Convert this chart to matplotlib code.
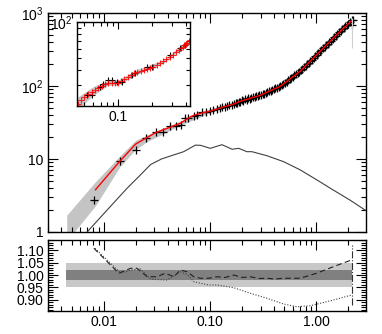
import numpy as np
import matplotlib
matplotlib.use('Agg')
import matplotlib.pyplot as plt
from matplotlib.ticker import FuncFormatter, FixedLocator, MultipleLocator, NullFormatter

plt.rcParams['font.family'] = ['Liberation Sans', 'DejaVu Sans']
plt.rcParams['mathtext.default'] = 'regular'
plt.rcParams['font.size'] = 10

# measured points (black crosses)
k_meas = [0.0082, 0.0142, 0.020, 0.0253, 0.0310, 0.0362, 0.0426, 0.048, 0.0534, 0.0589,
          0.0617, 0.0706, 0.0760, 0.0845, 0.0930, 0.101, 0.108, 0.117, 0.124, 0.131,
          0.140, 0.146, 0.152, 0.162, 0.168, 0.175, 0.181, 0.187,
          0.193, 0.200, 0.207, 0.214, 0.222, 0.230, 0.238, 0.246, 0.255, 0.264,
          0.273, 0.283, 0.293, 0.303, 0.314, 0.325, 0.336, 0.348, 0.360, 0.373,
          0.386, 0.400, 0.414, 0.429, 0.444, 0.459, 0.475, 0.492, 0.509, 0.527,
          0.545, 0.564, 0.584, 0.605, 0.626, 0.648, 0.671, 0.694, 0.718, 0.743,
          0.769, 0.796, 0.824, 0.853, 0.883, 0.914, 0.946, 0.979, 1.013, 1.049,
          1.085, 1.123, 1.162, 1.203, 1.245, 1.289, 1.334, 1.381, 1.429, 1.479,
          1.531, 1.585, 1.640, 1.698, 1.757, 1.819, 1.882, 1.948, 2.016, 2.087,
          2.160, 2.190, 2.210]
p_meas = [2.74, 9.5, 13.2, 19.2, 23.4, 23.2, 28.3, 28.3, 29.5, 36.0,
          36.0, 38.5, 40.0, 44.5, 44.0, 45.0, 47.0, 49.0, 50.0, 52.0,
          52.0, 54.0, 54.5, 55.0, 56.5, 58.0, 59.0, 61.0,
          61.0, 63.5, 63.0, 65.5, 65.0, 67.5, 67.0, 69.0, 70.5, 70.0,
          72.5, 72.0, 74.5, 75.0, 78.0, 78.0, 81.5, 82.0, 85.0, 86.0,
          89.0, 90.0, 93.0, 94.0, 97.5, 98.5, 103.5, 106.0, 111.5, 114.5,
          120.5, 123.5, 130.0, 133.0, 140.0, 144.0, 151.0, 155.0, 163.5, 169.5,
          180.5, 187.5, 199.5, 207.5, 221.0, 229.5, 244.0, 254.0, 270.0, 281.0,
          299.0, 310.0, 330.0, 343.0, 365.0, 379.0, 403.0, 419.0, 445.0, 463.0,
          492.0, 511.0, 541.0, 562.0, 595.0, 617.0, 654.0, 678.0, 718.0, 745.0,
          790.0, 680.0, 815.0]

# model (red line)
k_model = [0.0084, 0.0142, 0.020, 0.0253, 0.031, 0.036, 0.043, 0.053, 0.062, 0.070,
           0.085, 0.100, 0.117, 0.140, 0.162, 0.193, 0.298, 0.459, 0.708, 1.09, 1.565, 2.21]
p_model = [3.8, 9.3, 16.0, 19.5, 23.0, 25.0, 27.5, 31.0, 36.0, 39.5,
           43.0, 45.0, 48.5, 52.5, 55.5, 61.7, 74.6, 99.0, 159.0, 299.0, 505.0, 810.0]

# error band of the model
k_band = [0.0045, 0.0084, 0.0142, 0.020, 0.026, 0.035, 0.05, 0.1, 0.193, 0.298,
          0.459, 0.708, 1.09, 1.565, 2.21]
p_band_hi = [1.7, 4.9, 11.0, 18.0, 21.5, 26.0, 32.0, 48.0, 65.0, 78.0,
             103.0, 165.0, 310.0, 525.0, 845.0]
p_band_lo = [0.75, 2.3, 7.8, 13.5, 17.5, 21.5, 28.0, 43.0, 59.0, 71.5,
             95.0, 153.0, 288.0, 485.0, 775.0]

# linear spectrum (thin line)
k_lin = [0.0070, 0.0108, 0.0166, 0.0216, 0.0277, 0.035, 0.0426, 0.0567, 0.0731, 0.0816,
         0.101, 0.130, 0.162, 0.187, 0.223, 0.249, 0.344, 0.494, 0.708, 1.01, 1.45, 2.08, 2.95]
p_lin = [1.0, 2.0, 3.96, 5.8, 8.4, 10.0, 11.0, 12.6, 15.5, 15.4,
         14.0, 15.7, 13.6, 14.0, 12.6, 12.6, 11.1, 9.2, 7.1, 5.2, 3.76, 2.74, 1.96]

# inset: red crosses, black crosses, band
k_in_red = [0.044, 0.047, 0.050, 0.054, 0.058, 0.062, 0.066, 0.071, 0.076, 0.081,
            0.087, 0.093, 0.099, 0.106, 0.113, 0.121, 0.129, 0.138, 0.147, 0.157,
            0.168, 0.179, 0.191, 0.204, 0.218, 0.233, 0.249, 0.266, 0.284, 0.303,
            0.324, 0.346, 0.360, 0.370, 0.383, 0.395, 0.408, 0.420, 0.430]
p_in_red = [20.8, 22.2, 23.6, 25.2, 26.3, 27.2, 28.2, 29.4, 30.3, 31.0,
            31.3, 31.0, 31.3, 32.2, 33.3, 34.5, 36.0, 37.3, 38.4, 39.2,
            40.0, 40.9, 41.6, 42.5, 43.6, 45.3, 47.3, 49.4, 51.5, 53.5,
            56.0, 58.8, 60.5, 62.0, 63.8, 65.5, 67.3, 69.0, 70.5]
k_in_blk = [0.0527, 0.058, 0.0693, 0.0737, 0.0816, 0.088, 0.097, 0.107, 0.132, 0.141,
            0.179, 0.198, 0.287, 0.352, 0.389]
p_in_blk = [24.6, 24.6, 28.5, 30.2, 32.7, 32.7, 31.6, 31.6, 36.5, 37.9,
            42.2, 42.2, 52.8, 60.2, 64.0]
k_in_band = [0.043, 0.06, 0.08, 0.1, 0.15, 0.25, 0.43]
p_in_hi = [23.5, 29.0, 32.5, 33.0, 40.5, 48.5, 73.0]
p_in_lo = [18.5, 24.5, 29.5, 30.0, 37.0, 45.5, 68.0]

# ratio panel
k_dash = [0.0081, 0.0139, 0.018, 0.0206, 0.0258, 0.0318, 0.038, 0.0459, 0.0528, 0.0612,
          0.0706, 0.0815, 0.0974, 0.117, 0.14, 0.168, 0.20, 0.24, 0.29, 0.344,
          0.41, 0.494, 0.708, 1.01, 1.45, 1.94, 2.16]
r_dash = [1.107, 1.007, 1.027, 1.027, 0.993, 0.993, 1.007, 0.993, 1.02, 1.013,
          0.993, 0.987, 0.987, 0.993, 0.99, 1.0, 0.99, 0.993, 0.986, 0.987,
          0.984, 0.987, 0.987, 1.007, 1.033, 1.053, 1.06]
k_dot = [0.0083, 0.0145, 0.018, 0.022, 0.0277, 0.0397, 0.0528, 0.062, 0.0706, 0.0815,
         0.0974, 0.117, 0.168, 0.24, 0.344, 0.494, 0.66, 0.878, 1.26, 1.68, 2.16]
r_dot = [1.107, 1.007, 1.02, 1.025, 0.983, 0.98, 1.013, 1.0, 0.973, 0.967,
         0.96, 0.96, 0.949, 0.927, 0.907, 0.884, 0.873, 0.877, 0.893, 0.907, 0.92]
k_max = 2.17
band_k = [0.0044, 2.16]
band_outer = [0.95, 1.047]
band_inner = [0.98, 1.02]

fig = plt.figure(figsize=(3.82, 3.34), dpi=100)
ax1 = fig.add_axes([0.1257, 0.3054, 0.8325, 0.6556])
ax2 = fig.add_axes([0.1257, 0.0689, 0.8325, 0.2125])
axi = fig.add_axes([0.2016, 0.683, 0.2958, 0.251])

ax1.fill_between(k_band, p_band_lo, p_band_hi, color='#c4c4c4', lw=0)
ax1.plot(k_lin, p_lin, color='#404040', lw=0.8)
ax1.plot(k_meas, p_meas, '+', color='black', ms=5.5, mew=0.9)
ax1.plot(k_model, p_model, color='red', lw=1.0)
ax1.vlines(k_max, 330, 850, color='#d0d0d0', lw=0.8)
ax1.set_xscale('log')
ax1.set_yscale('log')
ax1.set_xlim(0.003, 2.95)
ax1.set_ylim(1, 1000)
ax1.yaxis.set_major_formatter(FuncFormatter(
    lambda v, p: {1: '1', 10: '10', 100: '$10^2$', 1000: '$10^3$'}.get(int(round(v)), '')))
ax1.xaxis.set_major_formatter(NullFormatter())

axi.fill_between(k_in_band, p_in_lo, p_in_hi, color='#c4c4c4', lw=0)
axi.plot(k_in_blk, p_in_blk, '+', color='black', ms=5, mew=0.8)
axi.plot(k_in_red, p_in_red, '+', color='red', ms=5, mew=0.8, alpha=0.85)
axi.set_xscale('log')
axi.set_yscale('log')
axi.set_xlim(0.043, 0.43)
axi.set_ylim(20, 100)
axi.xaxis.set_major_locator(FixedLocator([0.1]))
axi.xaxis.set_major_formatter(FuncFormatter(lambda v, p: '0.1'))
axi.yaxis.set_major_locator(FixedLocator([100]))
axi.yaxis.set_major_formatter(FuncFormatter(lambda v, p: '$10^2$'))

ax2.fill_between(band_k, band_outer[0], band_outer[1], color='#c8c8c8', lw=0)
ax2.fill_between(band_k, band_inner[0], band_inner[1], color='#808080', lw=0)
ax2.plot(k_dash, r_dash, ls=(0, (5, 3)), color='#202020', lw=0.8)
ax2.plot(k_dot, r_dot, ls=(0, (1, 1.5)), color='#404040', lw=0.8)
ax2.vlines(k_max, 0.88, 1.12, color='#303030', lw=0.8, linestyles='dashdot')
ax2.set_xscale('log')
ax2.set_xlim(0.003, 2.95)
ax2.set_ylim(0.856, 1.14)
ax2.yaxis.set_major_locator(MultipleLocator(0.05))
ax2.yaxis.set_minor_locator(MultipleLocator(0.01))
ax2.yaxis.set_major_formatter(FuncFormatter(lambda v, p: '%.2f' % v))
ax2.xaxis.set_major_formatter(FuncFormatter(lambda v, p: '%.2f' % v))

for ax in (ax1, ax2, axi):
    ax.xaxis.set_minor_formatter(NullFormatter())
    ax.yaxis.set_minor_formatter(NullFormatter())
    ax.tick_params(which='both', direction='in', top=True, right=True, width=0.8)
    ax.tick_params(which='major', length=7, pad=3)
    ax.tick_params(which='minor', length=3.5)
    for s in ax.spines.values():
        s.set_linewidth(1.0)
axi.tick_params(which='major', length=5)
axi.tick_params(which='minor', length=3)

fig.savefig('out.png', dpi=100)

Instructions for the task: Would you reproduce the lines above, from the very first through the line containing "plt.rcParams['font.size'] = 10", exactly and without the pictures?

Complete output:
Convert this chart to matplotlib code.
import numpy as np
import matplotlib
matplotlib.use('Agg')
import matplotlib.pyplot as plt
from matplotlib.ticker import FuncFormatter, FixedLocator, MultipleLocator, NullFormatter

plt.rcParams['font.family'] = ['Liberation Sans', 'DejaVu Sans']
plt.rcParams['mathtext.default'] = 'regular'
plt.rcParams['font.size'] = 10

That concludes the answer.